Bright colors and a sense of fun really do help a movie, don’t they?
I don’t have anything against dark and gritty comic book movies, but there is certainly plenty of room for colorful popcorn entertainment in the space (a space I’m largely over).
Our central character, Miles Morales, is great. He’s got a great mix of self-doubt, impulses towards heroism, and everyman awkwardness to make him both likeable and someone to root for when he gets bitten by his radioactive spider (from the multi-verse, I guess). He, combined with the fun and light tone that pushes the story forward, really makes the movie a good time, despite some flaws.
The biggest flaw really is the character of his uncle. He’s introduced early as one of two father figures Miles has (the uncle and his actual father). The uncle lives his own life by his own rules, taking Miles to graffiti different spots around New York. His one scene with Miles is actually quite nice, but, SPOILERS, he turns out to be one of about 5 bad guys in the movie. He then dies super quickly after that, at about the halfway point of the movie. The build up of the uncle as a character is too short, and the death happens too early to really be of any real emotional value, undermining the emotional turning point of the movie because it’s simply not strong enough.
This lends itself to the movie’s other flaw, which is the overall busyness of it. There’s a lot going on that acts as a distraction to the story. The multiple bad guys and the multiple versions of Spider-Man (who are mostly quite enjoyable in the small bits we get) combine to create chaos that distracts from Miles’ actual story, which I really like overall.
The core of Miles’ story is his relationship with his father, though. The uncle is a sideshow, ultimately, a means to getting the deep emotional moment between father and son that Miles needs in order to go from bumbling amateur to the next real Spider-Man. It’s fine as a narrative technique, but the uncle just simply isn’t handled well enough.
Gosh, I tend to complain about movies that I do actually enjoy, but the thing is I found this movie good, but not great, and I wanted it to be great. So, when I see the movie make, what I believe to be, rather simple missteps, my mind jumps into overdrive about what could have been done to fix it.
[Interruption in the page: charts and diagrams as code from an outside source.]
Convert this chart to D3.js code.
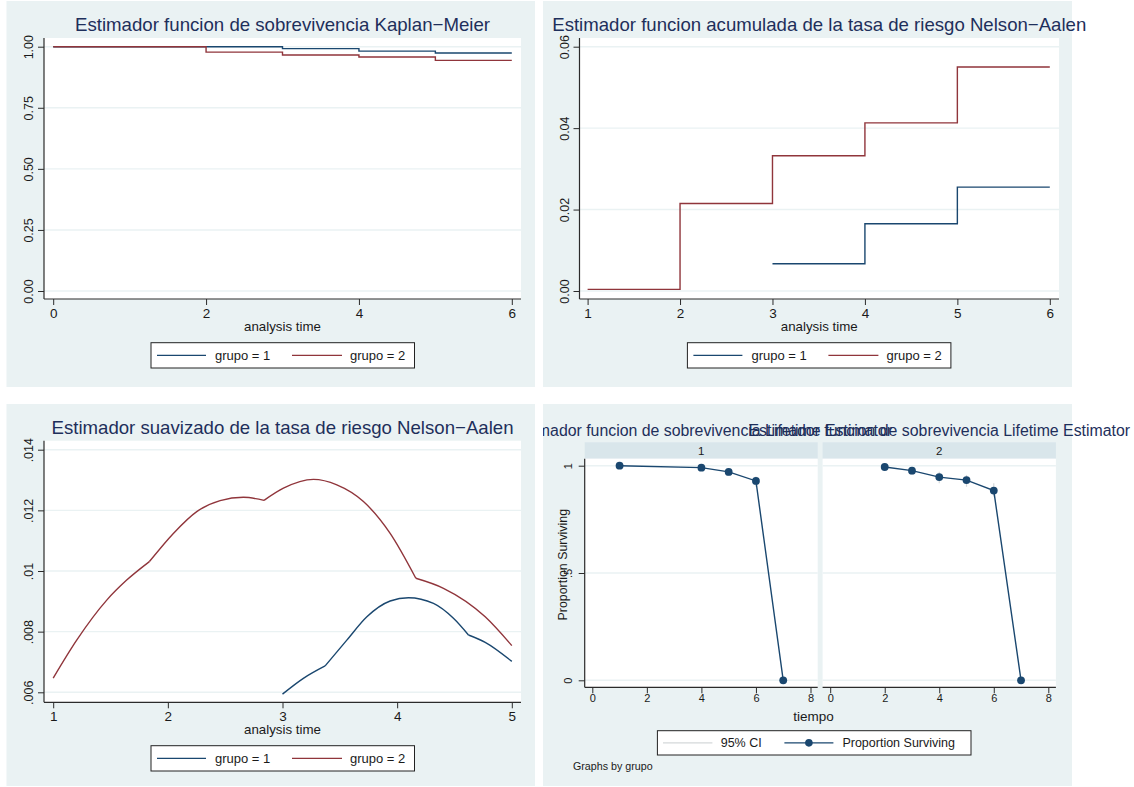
<!DOCTYPE html>
<html>
<head>
<meta charset="utf-8">
<script src="https://cdn.jsdelivr.net/npm/d3@7"></script>
<style>
  body { margin: 0; background: #fff; }
  svg { display: block; }
  text { font-family: "Liberation Sans", Arial, Helvetica, sans-serif; }
</style>
</head>
<body>
<svg id="chart" width="1134" height="787"></svg>
<script>
// ---------------- data ----------------
const groupLabels = ["grupo = 1", "grupo = 2"];

// Kaplan–Meier survival estimate (right-continuous steps)
const kmTime1 = [0, 3, 4, 5, 6];
const kmSurv1 = [1, 0.992, 0.982, 0.974, 0.974];
const kmTime2 = [0, 2, 3, 4, 5, 6];
const kmSurv2 = [1, 0.978, 0.966, 0.958, 0.944, 0.944];
const kmTicksX = [0, 2, 4, 6];
const kmTicksY = [0, 0.25, 0.5, 0.75, 1];
const kmTickLabelsY = ["0.00", "0.25", "0.50", "0.75", "1.00"];

// Nelson–Aalen cumulative hazard
const naTime1 = [3, 4, 5, 6];
const naHaz1 = [0.0067, 0.0165, 0.0255, 0.0255];
const naTime2 = [1, 2, 3, 4, 5, 6];
const naHaz2 = [0.0004, 0.0215, 0.0332, 0.0413, 0.0550, 0.0550];
const naTicksX = [1, 2, 3, 4, 5, 6];
const naTicksY = [0, 0.02, 0.04, 0.06];
const naTickLabelsY = ["0.00", "0.02", "0.04", "0.06"];

// Kernel-smoothed hazard
const smTime1 = [3.0, 3.182, 3.372, 3.561, 3.736, 3.939, 4.099, 4.317, 4.491, 4.622, 4.768, 5.0];
const smHaz1  = [0.00594, 0.00646, 0.00687, 0.00772, 0.00849, 0.00901, 0.00912, 0.00893, 0.00844, 0.00789, 0.00765, 0.00702];
const smBreaks1 = [3.372, 4.622];
const smTime2 = [1.0, 1.205, 1.467, 1.641, 1.839, 2.048, 2.252, 2.456, 2.659, 2.839, 3.008, 3.27, 3.474, 3.706, 3.939, 4.163, 4.404, 4.768, 5.0];
const smHaz2  = [0.00647, 0.00772, 0.00904, 0.00970, 0.01031, 0.01124, 0.01196, 0.01232, 0.01243, 0.01233, 0.01273, 0.01302, 0.01284, 0.01229, 0.01124, 0.00976, 0.00943, 0.00849, 0.00754];
const smBreaks2 = [1.839, 2.839, 4.163];
const smTicksX = [1, 2, 3, 4, 5];
const smTicksY = [0.006, 0.008, 0.010, 0.012, 0.014];
const smTickLabelsY = [".006", ".008", ".01", ".012", ".014"];

// Life-table survival by group, with 95% CI
const facetLabels = ["1", "2"];
const ltTime1 = [1, 4, 5, 6, 7];
const ltSurv1 = [1.0, 0.991, 0.971, 0.929, 0];
const ltLow1  = [1.0, 0.978, 0.952, 0.902, 0];
const ltHigh1 = [1.0, 0.997, 0.984, 0.950, 0];
const ltTime2 = [2, 3, 4, 5, 6, 7];
const ltSurv2 = [0.994, 0.977, 0.947, 0.933, 0.884, 0];
const ltLow2  = [0.985, 0.957, 0.918, 0.902, 0.856, 0];
const ltHigh2 = [0.998, 0.988, 0.972, 0.957, 0.918, 0];
const ltTicksX = [0, 2, 4, 6, 8];
const ltTicksY = [0, 0.5, 1];
const ltTickLabelsY = ["0", ".5", "1"];

const titles = [
  "Estimador funcion de sobrevivencia Kaplan\u2212Meier",
  "Estimador funcion acumulada de la tasa de riesgo Nelson\u2212Aalen",
  "Estimador suavizado de la tasa de riesgo Nelson\u2212Aalen",
  "Estimador funcion de sobrevivencia Lifetime Estimator"
];

// ---------------- style ----------------
const NAVY = "#1a476f", MAROON = "#90353b";
const BG = "#eaf2f3", GRID = "#eaf2f3", STRIP = "#d9e6eb";
const TITLE_C = "#1e2f5b", TEXT_C = "#1a1a1a", AXIS_C = "#2b2b2b";
const CI_C = "#d4d8da";

const svg = d3.select("#chart");
const zip = (xs, ys) => xs.map((x, i) => [x, ys[i]]);

function panelFrame(bg) {
  svg.append("rect").attr("x", bg[0]).attr("y", bg[1])
    .attr("width", bg[2] - bg[0]).attr("height", bg[3] - bg[1]).attr("fill", BG);
}

function title(txt, cx, y, size, len, clipId) {
  const t = svg.append("text").attr("x", cx).attr("y", y)
    .attr("text-anchor", "middle").attr("font-size", size)
    .attr("fill", TITLE_C).attr("textLength", len)
    .attr("lengthAdjust", "spacingAndGlyphs").text(txt);
  if (clipId) t.attr("clip-path", `url(#${clipId})`);
}

function yAxis(g, y, ax, ticks, labels, size, labelOff) {
  const a = g.append("g").attr("transform", `translate(${ax},0)`)
    .call(d3.axisLeft(y).tickValues(ticks).tickSize(6).tickFormat((d, i) => labels[i]));
  a.select(".domain").remove();
  a.selectAll(".tick line").attr("stroke", AXIS_C).attr("stroke-width", 1);
  a.selectAll(".tick text").attr("transform", "rotate(-90)")
    .attr("x", 0).attr("y", labelOff).attr("dy", 0)
    .attr("text-anchor", "middle").attr("font-size", size)
    .attr("font-family", null).attr("fill", TEXT_C);
}

function xAxis(g, x, ay, ticks, size, labelY) {
  const a = g.append("g").attr("transform", `translate(0,${ay})`)
    .call(d3.axisBottom(x).tickValues(ticks).tickSize(6).tickFormat(d3.format("d")));
  a.select(".domain").remove();
  a.selectAll(".tick line").attr("stroke", AXIS_C).attr("stroke-width", 1);
  a.selectAll(".tick text").attr("y", labelY).attr("dy", 0)
    .attr("font-size", size).attr("font-family", null).attr("fill", TEXT_C);
}

function gridLines(g, y, ticks, x0, x1) {
  g.selectAll(null).data(ticks).join("line")
    .attr("x1", x0).attr("x2", x1)
    .attr("y1", d => y(d)).attr("y2", d => y(d))
    .attr("stroke", GRID).attr("stroke-width", 1.4);
}

function axisLines(g, p, showY) {
  g.append("line").attr("x1", p[0]).attr("x2", p[2]).attr("y1", p[3]).attr("y2", p[3])
    .attr("stroke", AXIS_C).attr("stroke-width", 1.2);
  if (showY) g.append("line").attr("x1", p[0]).attr("x2", p[0]).attr("y1", p[1]).attr("y2", p[3])
    .attr("stroke", AXIS_C).attr("stroke-width", 1.2);
}

function legend(items, bx, by, bw, bh, size) {
  const g = svg.append("g").attr("transform", `translate(${bx},${by})`);
  g.append("rect").attr("width", bw).attr("height", bh)
    .attr("fill", "#fff").attr("stroke", "#222").attr("stroke-width", 1);
  const cy = bh / 2;
  items.forEach(it => {
    g.append("line").attr("x1", it.l0).attr("x2", it.l1).attr("y1", cy).attr("y2", cy)
      .attr("stroke", it.color).attr("stroke-width", it.w || 1.4);
    if (it.marker) g.append("circle").attr("cx", (it.l0 + it.l1) / 2).attr("cy", cy)
      .attr("r", 3.8).attr("fill", it.color);
    g.append("text").attr("x", it.tx).attr("y", cy + size * 0.36)
      .attr("font-size", size).attr("fill", TEXT_C).text(it.label);
  });
}

function xTitle(txt, cx, y, size) {
  svg.append("text").attr("x", cx).attr("y", y).attr("text-anchor", "middle")
    .attr("font-size", size).attr("fill", TEXT_C).text(txt);
}

const stepLine = (x, y) => d3.line().x(d => x(d[0])).y(d => y(d[1])).curve(d3.curveStepAfter);

function drawSeries(g, pts, line, color) {
  g.append("path").datum(pts).attr("d", line).attr("fill", "none")
    .attr("stroke", color).attr("stroke-width", 1.4);
}

// common legend for the three two-group panels
function groupLegend(bx, by) {
  legend([
    { l0: 6, l1: 55, tx: 64, color: NAVY, label: groupLabels[0] },
    { l0: 141, l1: 191, tx: 199, color: MAROON, label: groupLabels[1] }
  ], bx, by, 263.5, 25.3, 13);
}

// ---------------- panel 1: Kaplan–Meier ----------------
{
  const p = [44, 38, 521, 299];
  panelFrame([6.5, 1, 535, 387]);
  const g = svg.append("g");
  g.append("rect").attr("x", p[0]).attr("y", p[1]).attr("width", p[2] - p[0]).attr("height", p[3] - p[1]).attr("fill", "#fff");
  const x = d3.scaleLinear().domain([0, 6]).range([53.2, 511.8]);
  const y = d3.scaleLinear().domain([0, 1]).range([291, 46.7]);
  gridLines(g, y, kmTicksY, p[0], p[2]);
  drawSeries(g, zip(kmTime1, kmSurv1), stepLine(x, y), NAVY);
  drawSeries(g, zip(kmTime2, kmSurv2), stepLine(x, y), MAROON);
  axisLines(g, p, true);
  yAxis(g, y, p[0], kmTicksY, kmTickLabelsY, 12.5, -11);
  xAxis(g, x, p[3], kmTicksX, 13.5, 19);
  title(titles[0], (p[0] + p[2]) / 2, 31, 18.5, 415);
  xTitle("analysis time", (p[0] + p[2]) / 2, 331, 13.3);
  groupLegend(151, 342.7);
}

// ---------------- panel 2: Nelson–Aalen cumulative hazard ----------------
{
  const p = [579.5, 38, 1059, 299];
  panelFrame([543, 1, 1072, 387]);
  const g = svg.append("g");
  g.append("rect").attr("x", p[0]).attr("y", p[1]).attr("width", p[2] - p[0]).attr("height", p[3] - p[1]).attr("fill", "#fff");
  const x = d3.scaleLinear().domain([1, 6]).range([587.6, 1049.8]);
  const y = d3.scaleLinear().domain([0, 0.06]).range([291, 46.7]);
  gridLines(g, y, naTicksY, p[0], p[2]);
  drawSeries(g, zip(naTime1, naHaz1), stepLine(x, y), NAVY);
  drawSeries(g, zip(naTime2, naHaz2), stepLine(x, y), MAROON);
  axisLines(g, p, true);
  yAxis(g, y, p[0], naTicksY, naTickLabelsY, 12.5, -11);
  xAxis(g, x, p[3], naTicksX, 13.5, 19);
  title(titles[1], (p[0] + p[2]) / 2, 31, 18.5, 534);
  xTitle("analysis time", (p[0] + p[2]) / 2, 331, 13.3);
  groupLegend(687.4, 342.7);
}

// ---------------- panel 3: smoothed hazard ----------------
{
  const p = [44, 440.7, 521, 702.3];
  panelFrame([6.5, 404, 535, 786]);
  const g = svg.append("g");
  g.append("rect").attr("x", p[0]).attr("y", p[1]).attr("width", p[2] - p[0]).attr("height", p[3] - p[1]).attr("fill", "#fff");
  const x = d3.scaleLinear().domain([1, 5]).range([53.2, 511.8]);
  const y = d3.scaleLinear().domain([0.006, 0.014]).range([692.3, 449.7]);
  gridLines(g, y, smTicksY, p[0], p[2]);
  const curve = d3.line().x(d => x(d[0])).y(d => y(d[1])).curve(d3.curveMonotoneX);
  // the estimate is piecewise smooth: draw each piece between boundary breaks
  function pieces(ts, hs, breaks) {
    const pts = zip(ts, hs), out = [];
    let cur = [];
    pts.forEach(pt => {
      cur.push(pt);
      if (breaks.includes(pt[0])) { out.push(cur); cur = [pt]; }
    });
    if (cur.length > 1) out.push(cur);
    return out;
  }
  pieces(smTime2, smHaz2, smBreaks2).forEach(seg => drawSeries(g, seg, curve, MAROON));
  pieces(smTime1, smHaz1, smBreaks1).forEach(seg => drawSeries(g, seg, curve, NAVY));
  axisLines(g, p, true);
  yAxis(g, y, p[0], smTicksY, smTickLabelsY, 12.5, -11);
  xAxis(g, x, p[3], smTicksX, 13.5, 19);
  title(titles[2], (p[0] + p[2]) / 2, 433.7, 18.5, 462);
  xTitle("analysis time", (p[0] + p[2]) / 2, 734, 13.3);
  groupLegend(151, 745.7);
}

// ---------------- panel 4: life-table survival, by group ----------------
{
  panelFrame([543, 404, 1072, 786]);
  svg.append("clipPath").attr("id", "ltClip")
    .append("rect").attr("x", 543).attr("y", 380).attr("width", 600).attr("height", 80);
  const y = d3.scaleLinear().domain([0, 1]).range([680.3, 465.7]);
  const facets = [
    { p: [584.7, 458.7, 817.7, 687.3], x: [592.3, 810.5], t: ltTime1, s: ltSurv1, lo: ltLow1, hi: ltHigh1 },
    { p: [822.6, 458.7, 1055.9, 687.3], x: [830.2, 1048.3], t: ltTime2, s: ltSurv2, lo: ltLow2, hi: ltHigh2 }
  ];
  facets.forEach((f, i) => {
    const p = f.p;
    const g = svg.append("g");
    // strip with group label
    g.append("rect").attr("x", p[0]).attr("y", 442.3).attr("width", p[2] - p[0]).attr("height", p[1] - 442.3).attr("fill", STRIP);
    g.append("text").attr("x", (p[0] + p[2]) / 2).attr("y", 454.5).attr("text-anchor", "middle")
      .attr("font-size", 11.5).attr("fill", TEXT_C).text(facetLabels[i]);
    g.append("rect").attr("x", p[0]).attr("y", p[1]).attr("width", p[2] - p[0]).attr("height", p[3] - p[1]).attr("fill", "#fff");
    const x = d3.scaleLinear().domain([0, 8]).range(f.x);
    gridLines(g, y, ltTicksY, p[0], p[2]);
    // confidence intervals
    g.selectAll(null).data(f.t.map((t, k) => [t, f.lo[k], f.hi[k]])).join("line")
      .attr("x1", d => x(d[0])).attr("x2", d => x(d[0]))
      .attr("y1", d => y(d[1])).attr("y2", d => y(d[2]))
      .attr("stroke", CI_C).attr("stroke-width", 1.2);
    const ln = d3.line().x(d => x(d[0])).y(d => y(d[1]));
    drawSeries(g, zip(f.t, f.s), ln, NAVY);
    g.selectAll(null).data(zip(f.t, f.s)).join("circle")
      .attr("cx", d => x(d[0])).attr("cy", d => y(d[1])).attr("r", 3.9).attr("fill", NAVY);
    axisLines(g, p, i === 0);
    if (i === 0) yAxis(g, y, p[0], ltTicksY, ltTickLabelsY, 11, -13);
    xAxis(g, x, p[3], ltTicksX, 11, 14.5);
    title(titles[3], (p[0] + p[2]) / 2, 436, 16, 381.5, "ltClip");
  });
  // y title
  svg.append("text").attr("transform", "translate(567,564.7) rotate(-90)")
    .attr("text-anchor", "middle").attr("font-size", 12.4).attr("fill", TEXT_C).text("Proportion Surviving");
  xTitle("tiempo", 813.5, 721, 13.5);
  legend([
    { l0: 5.6, l1: 55, tx: 63.3, color: CI_C, label: "95% CI", w: 1.4 },
    { l0: 127, l1: 176, tx: 185, color: NAVY, label: "Proportion Surviving", marker: true }
  ], 657.4, 730.7, 313.6, 24.3, 12.5);
  svg.append("text").attr("x", 573).attr("y", 769.5).attr("font-size", 10.7)
    .attr("fill", TEXT_C).text("Graphs by grupo");
}
</script>
</body>
</html>
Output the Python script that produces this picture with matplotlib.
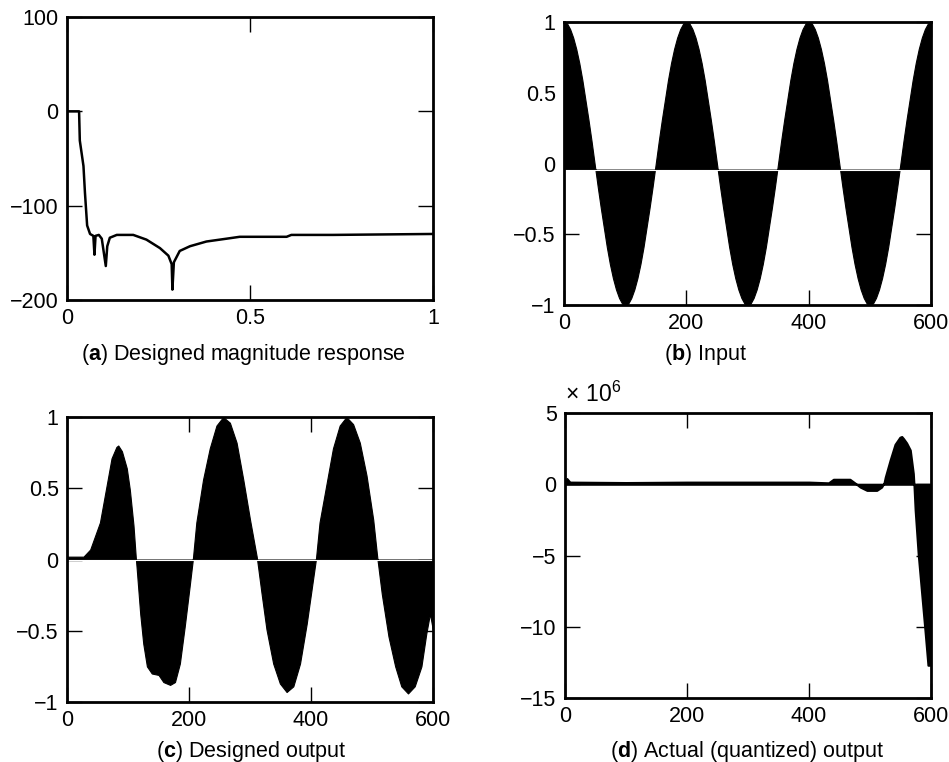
import matplotlib
matplotlib.use("Agg")
import numpy as np
import matplotlib.pyplot as plt

plt.rcParams['font.family'] = ['Liberation Sans', 'DejaVu Sans']
plt.rcParams['font.size'] = 15
plt.rcParams['mathtext.fontset'] = 'custom'
plt.rcParams['mathtext.rm'] = 'Liberation Sans'
plt.rcParams['mathtext.bf'] = 'Liberation Sans:bold'

# (a) designed magnitude response (normalised freq, dB)
freq_a = [0.0, 0.033, 0.035, 0.045, 0.049, 0.055, 0.063, 0.072, 0.075, 0.078,
          0.087, 0.095, 0.106, 0.110, 0.117, 0.136, 0.181, 0.217, 0.254, 0.277,
          0.286, 0.288, 0.292, 0.308, 0.336, 0.381, 0.436, 0.472, 0.600, 0.613,
          0.727, 1.0]
mag_a = [0, 0, -31, -58, -86, -121, -130, -132, -152, -132,
         -131, -135, -164, -143, -134, -131, -131, -136, -145, -153,
         -162, -189, -160, -148, -143, -138, -135, -133, -133, -131,
         -131, -130]

# (b) input samples, read every 5 samples (one period = 40 readings)
n_b = list(range(0, 601, 5))
period_b = [1.0, 0.99, 0.95, 0.89, 0.81, 0.71, 0.59, 0.45, 0.31, 0.16,
            0.0, -0.16, -0.31, -0.45, -0.59, -0.71, -0.81, -0.89, -0.95, -0.99,
            -1.0, -0.99, -0.95, -0.89, -0.81, -0.71, -0.59, -0.45, -0.31, -0.16,
            0.0, 0.16, 0.31, 0.45, 0.59, 0.71, 0.81, 0.89, 0.95, 0.99]
x_b = period_b * 3 + [1.0]
base_b = -0.043

# (c) designed output envelope
n_c = [0, 27, 38, 54, 65, 73, 81, 84, 90, 98, 103, 109, 113,
       114, 120, 125, 131, 139, 150, 158, 169, 177, 185, 193, 201, 206,
       212, 223, 234, 245, 256, 267, 278, 289, 300, 311,
       319, 327, 338, 349, 360, 371, 382, 393, 404, 408,
       414, 425, 436, 447, 458, 469, 480, 491, 502, 509,
       516, 527, 538, 548, 559, 570, 581, 589, 595, 600]
y_c = [0.02, 0.02, 0.07, 0.26, 0.52, 0.71, 0.79, 0.80, 0.76, 0.64, 0.49, 0.24, 0.0,
       -0.05, -0.38, -0.59, -0.75, -0.80, -0.81, -0.86, -0.88, -0.86, -0.73, -0.47, -0.19, -0.01,
       0.26, 0.56, 0.78, 0.94, 1.0, 0.96, 0.82, 0.56, 0.28, 0.02,
       -0.24, -0.49, -0.73, -0.87, -0.93, -0.89, -0.73, -0.45, -0.12, 0.0,
       0.26, 0.52, 0.78, 0.94, 1.0, 0.95, 0.82, 0.59, 0.28, 0.0,
       -0.24, -0.54, -0.75, -0.89, -0.94, -0.89, -0.75, -0.52, -0.38, -0.5]

# (d) actual (quantized) output, in units of 1e6
n_d = [0, 3, 8, 100, 200, 300, 400, 432, 440, 467, 475, 484, 495, 511, 519, 523,
       525, 533, 541, 549, 552, 555, 560, 566, 571, 572,
       574, 579, 585, 590, 595, 598]
y_d = [0.15, 0.4, 0.15, 0.12, 0.15, 0.15, 0.15, 0.1, 0.35, 0.35, 0.1, -0.2, -0.43, -0.43, -0.2, 0.1,
       0.5, 1.7, 2.8, 3.3, 3.35, 3.2, 2.9, 2.4, 0.75, 0.0,
       -1.8, -4.9, -7.8, -10.2, -12.7, -12.7]

W, H = 949, 762
fig = plt.figure(figsize=(W / 100, H / 100), dpi=100)


def make_ax(l, t, r, b):
    ax = fig.add_axes([l / W, 1 - b / H, (r - l) / W, (b - t) / H])
    for s in ax.spines.values():
        s.set_linewidth(2)
    ax.tick_params(direction='in', length=11, width=1, top=True, right=True,
                   labelsize=15.5)
    ax.tick_params(axis='x', pad=6)
    ax.tick_params(axis='y', pad=6)
    return ax


# (a)
ax = make_ax(67, 17, 433, 300)
ax.plot(freq_a, mag_a, color='black', lw=1.8)
ax.set_xlim(0, 1)
ax.set_ylim(-200, 100)
ax.set_xticks([0, 0.5, 1])
ax.set_xticklabels(['0', '0.5', '1'])
ax.set_yticks([-200, -100, 0, 100])

# (b)
ax = make_ax(564, 22, 931, 305)
ax.fill_between(n_b, base_b, x_b, color='black', lw=0.8, edgecolor='black')
ax.axhline(base_b, color='white', lw=0.8)
ax.set_xlim(0, 600)
ax.set_ylim(-1, 1)
ax.set_xticks([0, 200, 400, 600])
ax.set_yticks([-1, -0.5, 0, 0.5, 1])
ax.set_yticklabels(['\u22121', '\u22120.5', '0', '0.5', '1'])

# (c)
ax = make_ax(67, 417, 433, 702)
ax.fill_between(n_c, 0, y_c, color='black', lw=0.8, edgecolor='black')
ax.axhline(0, color='white', lw=0.8)
ax.set_xlim(0, 600)
ax.set_ylim(-1, 1)
ax.set_xticks([0, 200, 400, 600])
ax.set_yticks([-1, -0.5, 0, 0.5, 1])
ax.set_yticklabels(['\u22121', '\u22120.5', '0', '0.5', '1'])

# (d)
ax = make_ax(565, 413, 931, 698)
ax.fill_between(n_d, 0, y_d, color='black', lw=1.5, edgecolor='black')
ax.set_xlim(0, 600)
ax.set_ylim(-15, 5)
ax.set_xticks([0, 200, 400, 600])
ax.set_yticks([-15, -10, -5, 0, 5])
ax.text(0, 1.02, r'$\times\ 10^{6}$', transform=ax.transAxes, fontsize=16.5,
        ha='left', va='bottom')

# captions
cap = 15.5
fig.text(243 / W, 1 - 354 / H, r'($\mathbf{a}$) Designed magnitude response',
         ha='center', va='center', fontsize=cap)
fig.text(706 / W, 1 - 354 / H, r'($\mathbf{b}$) Input', ha='center', va='center', fontsize=cap)
fig.text(251 / W, 1 - 751 / H, r'($\mathbf{c}$) Designed output',
         ha='center', va='center', fontsize=cap)
fig.text(747 / W, 1 - 751 / H, r'($\mathbf{d}$) Actual (quantized) output',
         ha='center', va='center', fontsize=cap)

fig.savefig('out.png', dpi=100)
And yet, I really do enjoy the whole package. The color schemes (the pinks, blues, and greens) are a refreshing change of pace. The light tone is fun. The ending has a lot of imagination going for it as multiple versions of New York begin to manifest in the same place. The central story (a modestly well done hero journey wrapped up in fancy clothes) is handled well, and Miles is a great central character. The other Spider-Men are pretty universally fun. Gosh…I largely just wished they had worked that uncle character into the movie better.
Netflix Rating: 4/5
Quality Rating: 3/4
3 thoughts on “Spider-Man: Into the Spider-verse”
“I tend to complain about movies that I do actually enjoy”
I think that’s true of everyone. When something genuinely resonates with us (as opposed to being just clever or well-made) we tend to “take its side” and want it to be better, really to justify our enjoyment.
Or, I just can’t let myself be happy…
I look at my review and see that the majority of it is me complaining about a movie that I genuinely enjoy, and it kind of confuses me. I don’t think it’s a justification, but more of an automatic impulse.
I think it’s more that the flaws in something we enjoy bother us more than those in something we dislike or are indifferent to. We wish the flaws weren’t there, and because we like the movie and want to “help” it, we try to fix those flaws (“If only they’d put in a line that would explain X.”) in a kind of an alternate version. And of course there’s the idea that the next film will include those fixes. I’ve done this many times with movies that were great and just this close to being perfect.